By Ryan LavnerJanuary 18, 2018, 12:10 pm

It was an auspicious 2018 debut for Rory McIlroy.

Playing alongside world No. 1 Dustin Johnson for his first round since October, McIlroy missed only one green and shot a bogey-free 69 at the Abu Dhabi HSBC Championship. McIlroy is three shots back of reigning Race to Dubai champion Tommy Fleetwood, who played in the same group as McIlroy and Johnson, and Hideto Tanihara.

Starting on the back nine at Abu Dhabi Golf Club, McIlroy began with 11 consecutive pars before birdies on Nos. 3, 7 and 8.

Full-field scores from the Abu Dhabi HSBC Championship

“I was excited to get going,” he told reporters afterward. “The last couple of months have been really nice in terms of being able to concentrate on things I needed to work on in my game and health-wise.
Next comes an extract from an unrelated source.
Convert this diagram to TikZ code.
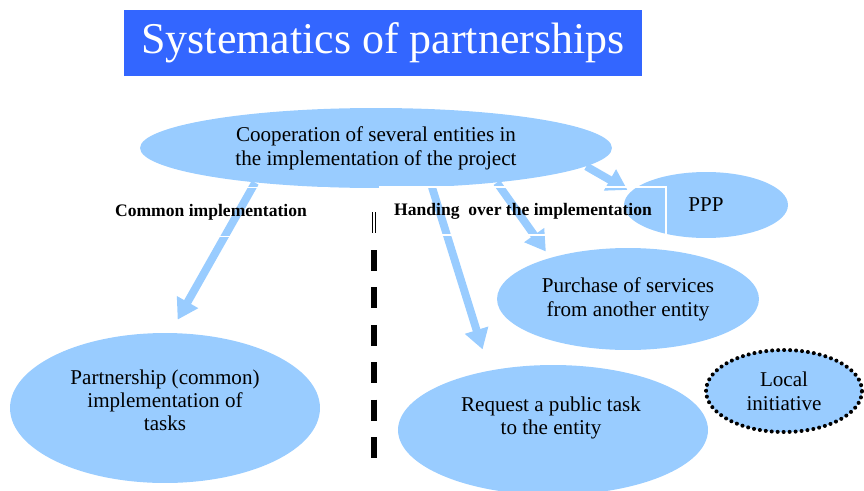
\documentclass[tikz,border=0pt]{standalone}
\usepackage{fontspec}
\setmainfont{Liberation Serif}
\usetikzlibrary{shapes.geometric,arrows.meta}
\definecolor{titleblue}{RGB}{51,102,255}
\definecolor{bubbleblue}{RGB}{153,204,255}
\tikzset{
	bubble/.style={ellipse, fill=bubbleblue, inner sep=0pt, align=center, font=\fontsize{12}{13.6}\selectfont},
	bubbletext/.style={align=center, inner sep=0pt, font=\fontsize{12}{13.2}\selectfont},
	flow/.style={draw=bubbleblue, line width=4.5pt, -{Triangle[width=13.2pt,length=11.5pt]}},
	heading/.style={draw=white, line width=1.1pt, inner sep=0pt, font=\bfseries\fontsize{10}{12}\selectfont},
}
\begin{document}
\begin{tikzpicture}[x=0.02cm,y=-0.02cm]
	\useasboundingbox (0,0) rectangle (864,490);
	\node [fill=titleblue, text=white, font=\fontsize{25}{28}\selectfont, minimum width=10.36cm, minimum height=1.32cm] (title) at (383,43) {Systematics of partnerships};

	\node [bubble, minimum width=9.44cm, minimum height=1.6cm] (coop) at (376,148) {Cooperation of several entities in\\the implementation of the project};
	\node [bubble, minimum width=3.28cm, minimum height=1.32cm] (ppp) at (706,205) {PPP};
	\node [bubble, minimum width=5.24cm, minimum height=2.04cm] (buy) at (628,299) {Purchase of services\\from another entity};
	\node [bubble, minimum width=6.2cm, minimum height=3cm] (part) at (165,408) {};
	\node [bubbletext] (partlbl) at (165,400) {Partnership (common)\\implementation of\\tasks};
	\node [bubble, minimum width=6.2cm, minimum height=2.6cm] (req) at (553,430) {};
	\node [bubbletext] (reqlbl) at (551,418) {Request a public task\\to the entity};
	\node [bubble, draw, line width=2.3pt, dash pattern=on 0pt off 3.4pt, line cap=round, minimum width=3.12cm, minimum height=1.64cm] (local) at (784,391) {Local\\initiative};

	\draw [flow, shorten >=0.3cm] (coop.196) -- (part.86);
	\draw [flow, shorten >=0.44cm] (coop.325) -- (req.137);
	\draw [flow, shorten >=0.15cm] (coop.344) -- (buy.152);
	\draw [flow, shorten >=0.07cm] (coop.355) -- (ppp.170);

	\node [heading, minimum width=4.64cm, minimum height=0.98cm] (common) at (211,212) {Common implementation};
	\node [heading, minimum width=5.72cm, minimum height=0.96cm] (handing) at (523,211) {Handing\ \ over the implementation};

	\coordinate (divtop) at (374,212);
	\coordinate (divmid) at (374,233);
	\coordinate (divdash) at (374,250);
	\coordinate (divbot) at (374,462);
	\draw [double, double distance=1.4pt, line width=0.5pt] (divtop) -- (divmid);
	\draw [line width=3.4pt, dash pattern=on 11.9pt off 9.4pt] (divdash) -- (divbot);
\end{tikzpicture}
\end{document}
I feel like I’m the most prepared for a season that I’ve ever been, but it was nice to get back out there.”

Fleetwood, the defending champion, raced out to another lead while McIlroy and Johnson, who shot 72, just tried to keep pace.

“Tommy played very well and I was just trying to hang onto his coattails for most of the round, so really pleased – bogey-free 69, I can’t really complain,” McIlroy said.

This was his first competitive round in more than three months, since a tie for 63rd at the Dunhill Links. He is outside the top 10 in the world ranking for the first time since 2014.